Ideas and Dreams
Garrett Morgan loved firefighters so much that he invented a breathing apparatus to keep them alive while they saved lives.
His invention was the precursor to what modern firefighters use today. It wasn’t until he demonstrated its usefulness during a mine collapse that rescuers took the device seriously, said the Rev. Darrell Cummings, pastor of Bethlehem Apostolic Church, Wheeling. Cummings taught a classroom full of third- and fifth-grade Madison Elementary School students about Morgan and several other black inventors Tuesday in recognition of Black History Month.
“His invention saved lives all over the world,” Cummings said of Morgan, who lived in Cleveland, Ohio, until his death in 1963.
Cummings had an example of the device, which was manufactured in Pittsburgh, that he borrowed from Wheeling Fire Chief Larry Helms, who found it stored in one of the city’s firehouses.
Cummings said he was pleasantly surprised to discover that Helms knew all about the original device and who invented it. Morgan’s other inventions included the traffic signal and a type of oil that is used to straighten hair.
Other inventors Cummings discussed Tuesday included:
– Elijah McCoy, an engineer who invented a device to automatically oil the wheels and machinery on trains. When inquiring about a train’s lubricating system, engineers were known to ask, “Is it the real McCoy?
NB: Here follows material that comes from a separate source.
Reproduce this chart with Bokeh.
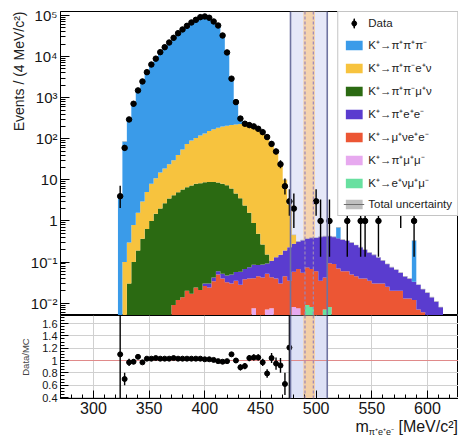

– George Washington Carver, who discovered 300 different ways to use peanuts, turning it into a cash crop.
– Lewis Latimer, a draftsman who did the patent drawings for Alexander Graham Bell’s telephone. Latimer also invented a longer lasting filament for Thomas Edison’s incandescent light bulb.
Cummings encouraged the students to have a dream and to treat people without prejudice.
“Believe in your ideas and have a dream. You are only old when you give up on your dreams. You are meant to be someone special,” Cummings said. “There is a gift inside of all of you – you are all great.”